Elle est arrivée un samedi matin de ses montagnes avec son sac à dos immense, ses souvenirs de voyage et ses histoires géniales.
Je l’ai rencontré quand j’étais encore étudiant sage-femme, en cours de stage, et ça a été l’un de mes coups de foudre amicaux.
Presque tout de suite il y avait une entente forte, des valeurs communes, un truc qui nous a rapproché. J’ai toujours été du genre à avoir des amis longue-distance, des gens que je vois deux fois par an, mais avec l’impression d’une discussion interrompue la veille.
Elle m’a aidé à grandir sur ma jeune carrière parce qu’elle était jeune diplômée quand moi j’étais encore étudiant, et que je pouvais lui poser mes questions. On a refait plusieurs fois le monde de l’obstétrique autour d’une pinte, et, jamais satisfaite de ce qu’elle trouvait en France, elle a beaucoup bougé pour trouver un exercice qui lui convenait : de l’accouchement physiologique ou de la maison de naissance ; un côté proche du corps et à l’écoute. Elle a même rencontré Ina May Gaskin.
J’ai déjà parlé de mes modèles et je pense qu’elle en a fait parti.
On a été manger dans un japonais rue Saint-Anne, on a discuté de nos vies, de sa nièce qui allait naître bientôt et de mes galères de boulot.
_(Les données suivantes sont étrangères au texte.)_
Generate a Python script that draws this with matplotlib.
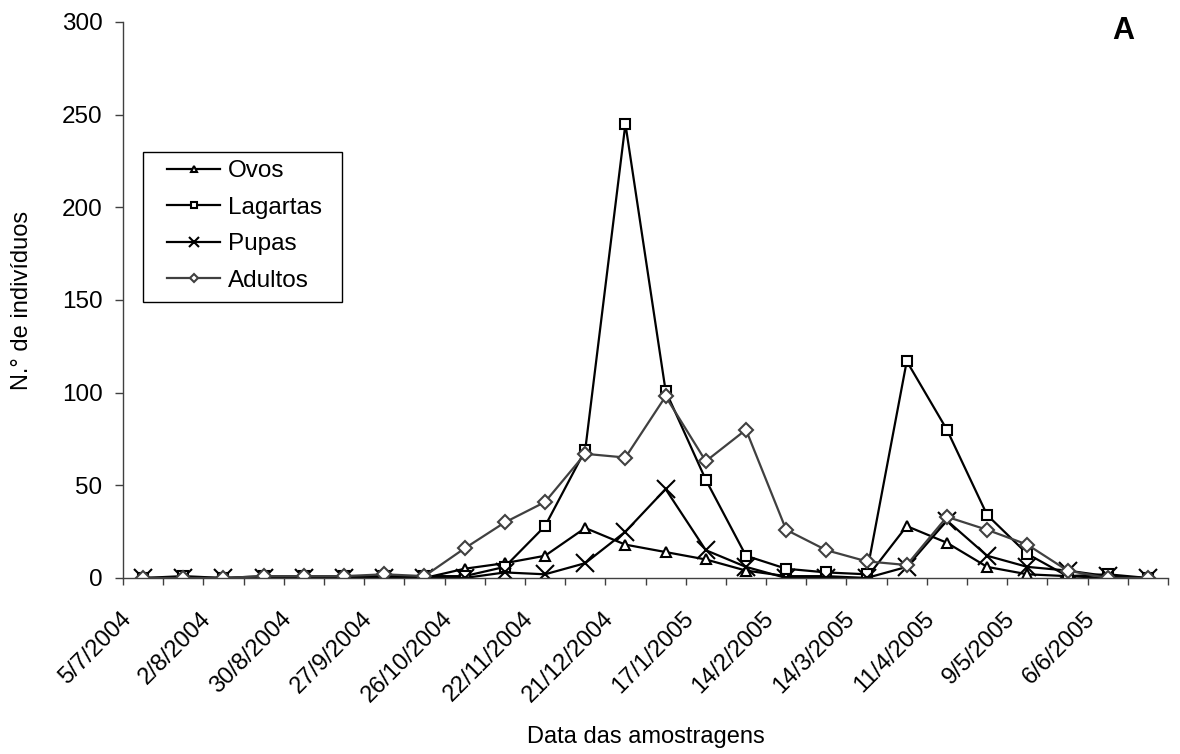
import matplotlib
matplotlib.use("Agg")
import matplotlib.pyplot as plt
import matplotlib.transforms as mtransforms
from matplotlib.patches import Rectangle
import numpy as np

plt.rcParams['font.family'] = ['Liberation Sans', 'DejaVu Sans']

# Sampling dates (every other sampling is labelled on the axis)
date_labels = ["5/7/2004", "2/8/2004", "30/8/2004", "27/9/2004", "26/10/2004",
               "22/11/2004", "21/12/2004", "17/1/2005", "14/2/2005", "14/3/2005",
               "11/4/2005", "9/5/2005", "6/6/2005"]

ovos     = [0, 0, 0, 0, 0, 0, 0, 0, 5, 8, 12, 27, 18, 14, 10, 4, 1, 1, 0, 28, 19, 6, 2, 1, 0, 0]
lagartas = [0, 1, 0, 1, 1, 1, 1, 1, 1, 6, 28, 69, 245, 101, 53, 12, 5, 3, 2, 117, 80, 34, 13, 1, 2, 0]
pupas    = [0, 0, 0, 0, 0, 0, 0, 0, 0, 3, 2, 8, 25, 48, 15, 6, 0, 0, 0, 6, 31, 12, 6, 4, 1, 0]
adultos  = [0, 0, 0, 1, 1, 1, 2, 1, 16, 30, 41, 67, 65, 98, 63, 80, 26, 15, 9, 7, 33, 26, 18, 4, 0, 0]

x = np.arange(len(ovos))

W, H = 1180, 754
fig = plt.figure(figsize=(W / 100, H / 100), dpi=100)
ax = fig.add_axes([123 / W, 1 - 578 / H, 1045 / W, 556 / H])

lw = 1.6
ms = 7.5
ax.plot(x, ovos, color='black', lw=lw, marker='^', ms=ms, mfc='white', mec='black', mew=1.5, label='Ovos')
ax.plot(x, lagartas, color='black', lw=lw, marker='s', ms=ms, mfc='white', mec='black', mew=1.5, label='Lagartas')
ax.plot(x, pupas, color='black', lw=lw, marker='x', ms=13, mec='black', mew=1.5, label='Pupas')
ax.plot(x, adultos, color='#404040', lw=lw, marker='D', ms=ms - 0.5, mfc='white', mec='#404040', mew=1.5, label='Adultos')

ax.set_xlim(-0.5, len(ovos) - 0.5)
ax.set_ylim(0, 300)
ax.set_yticks(np.arange(0, 301, 50))

# Labels at every second sampling, tick marks between categories
ax.set_xticks(x[::2])
ax.set_xticklabels(date_labels, rotation=45, ha='right', va='center',
                   rotation_mode='anchor', fontsize=17)
ax.set_xticks(np.arange(-0.5, len(ovos), 1), minor=True)
ax.tick_params(axis='x', which='major', length=0, pad=27)
ax.tick_params(axis='x', which='minor', length=5, width=1, color='#404040', direction='out')
ax.tick_params(axis='y', length=5.8, width=1, color='#404040', labelsize=17.5, pad=9)
shift = mtransforms.ScaledTranslation(-15.5 / 100, 0, fig.dpi_scale_trans)
for lab in ax.get_xticklabels():
    lab.set_transform(lab.get_transform() + shift)

for side in ['top', 'right']:
    ax.spines[side].set_visible(False)
for side in ['left', 'bottom']:
    ax.spines[side].set_color('#404040')
    ax.spines[side].set_linewidth(1.0)

ax.set_ylabel("N.° de indivíduos", fontsize=17)
ax.yaxis.set_label_coords((33 - 123) / 1045, 0.5)
ax.set_xlabel("Data das amostragens", fontsize=17)
ax.xaxis.set_label_coords(0.5, (578 - 726) / 556)

fig.text(1134 / W, 1 - 16 / H, "A", fontsize=22, fontweight='bold', ha='right', va='top')

leg = ax.legend(loc='upper left', bbox_to_anchor=(167 / W, 1 - 160 / H),
                bbox_transform=fig.transFigure, fontsize=17.5, frameon=False,
                markerscale=0.55, handlelength=2.2, handletextpad=0.3,
                labelspacing=0.6, borderpad=0, borderaxespad=0)
fig.patches.append(Rectangle((143 / W, 1 - 302 / H), 199 / W, 150 / H,
                             transform=fig.transFigure, fill=False,
                             edgecolor='black', linewidth=1.0, zorder=5))

fig.savefig("out.png", dpi=100)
Je me demandais si j’allais me mettre en libéral. Elle m’a parlé de sa petite maternité dans les montagnes, des médecins qui laissaient les sages-femmes travailler et des tisanes en salle d’accouchement qu’elles utilisaient avant l’ocytocine artificiel. J’avais des doutes, mais j’avais un peu envie de croire un peu aux plantes, à la micronutrition et aux potions québécoises.
On a pris un bus pour rentrer. « Et sinon je pense que je vais me former à l’homéopathie ! Ça a l’air fou ce qu’on peut faire avec.
− Tu sais, les histoires de mémoire de l’eau, c’est pas vraiment démontré hein…
− Ça marche super bien pour le peu que j’ai vu. Tu veux pas t’inscrire avec moi ? Si veux t’installer ça peut t’être utile. »
À l’époque, on ne parlait pas aussi catégoriquement de pseudo-médecines, et le flou était savamment entretenu dans les formations. J’avais un truc contre, notamment parce que ça remettait en cause toutes mes bases scientifiques.
Déjà à l’époque j’ai senti nos chemins ses séparer doucement.
500 km, c’est sans doute une trop longue distance.